Yesterday I attended the opening of the Forum on Media and Economic Development in a Globalised World, organized by the Commonwealth Secretariat and the Government of Rwanda, and I must say, I was challenged by one of the speakers, Prof Charles Okigba.

As a rule I hate attending conferences because they rarely actually effect any change and all they end up being is a glorified talking shop, where the speakers ‘speak’ just to hear the cadence of their own voices. But Prof. Okigba was a revelation, at least to me.

Prof. Okigba, a don in North Dakota State University and a communication specialist, presented a paper on ‘Communication for development- Adaptation in a globalised world’.

While he talked about many things, what I took away from his presentation was that we had to change the dominant paradigm vis-à-vis communication if we are to effectively manage communication as a tool for development. In a nutshell he said, and I certainly hope that the good professor finds a way to correct me if I’m wrong, the ‘classical’ methods of communication, which we swallowed hook, line and sinker from the West, have not brought us the development that we expected.

Therefore, we need, as Africans, to find our own methodologies in communication to get our messages across to our populaces. 

I find this argument extremely relevant as a Rwandan because, for too long, OUR solutions for OUR problems have been misconstrued and deemed ‘unworkable and uncivilised’.

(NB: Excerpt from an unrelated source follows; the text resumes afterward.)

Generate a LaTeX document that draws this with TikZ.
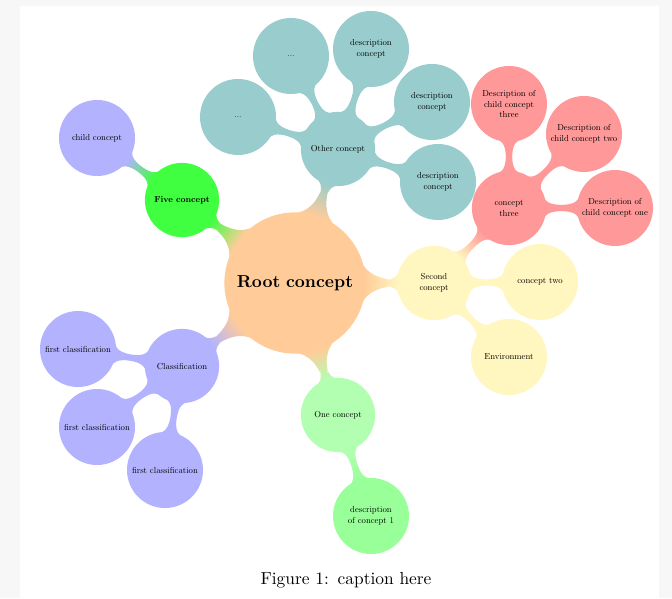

One of the issues that Rwanda, as a nation, has been facing is the misconception that the government is a ‘press predator’. The only reason that the government is being called that is because the ‘communication paradigm’ is western in value and doesn’t acknowledge the realities of the Rwandan situation.

If we change the dominant paradigm and base the workings of the press on the needs of the people, then we would be able to change the conversation from ‘predator of the press’ to ‘protector of the people’.  For example, one of the pillars of the 1994 Genocide against the Tutsi was the hate media that was led by Kangura.

Kangura enjoyed ‘freedom of the press’ but ignored wholeheartedly the ‘responsibility of the press’.   Since the dark days, the local media has made baby steps on the road to redemption, but for someone to say that the Rwandan media is ready to be unleashed in all its glory is foolhardy.

The challenges that Rwanda is facing are solved with local solutions. The situation in the media isn’t any different.

On a totally different note, I was shocked to find myself a target in the hate campaign my government is facing. I’m simply a writer but if you read the article ‘Seven signs that signal the decline and fall of Paul Kagame’s regime’ written by Dr. Theogene Rudasingwa, you’d think that I am a crack trooper in some kind of fascist army. 

After calling me ‘young mind’ (which is true) he continues writing “every evil regime has its henchmen and sycophants”. It amazes me that this kind of reasoning is employed by someone who went to school.

Just because I believe in something doesn’t make me a henchman or a sycophant; it simply means that I have taken a stand and I have principles. I don’t think that my government is perfect. 

No government is. Because I believe that the men and women are working as hard as they can to give me and my family the best future they can, I support them. I’m inherently selfish.

If a government consisting of my father, uncle and grandmother didn’t give me what I need, I’d not support them. So, when you call me a ‘young mind’ (like your more intelligent than I am simply because you are older) that is ‘sycophantic’ I feel insulted.

This ‘young mind’ see’s through you. I pray you give me something more to chew on intellectually one of these days, but until then I’m not convinced. I went to school you know.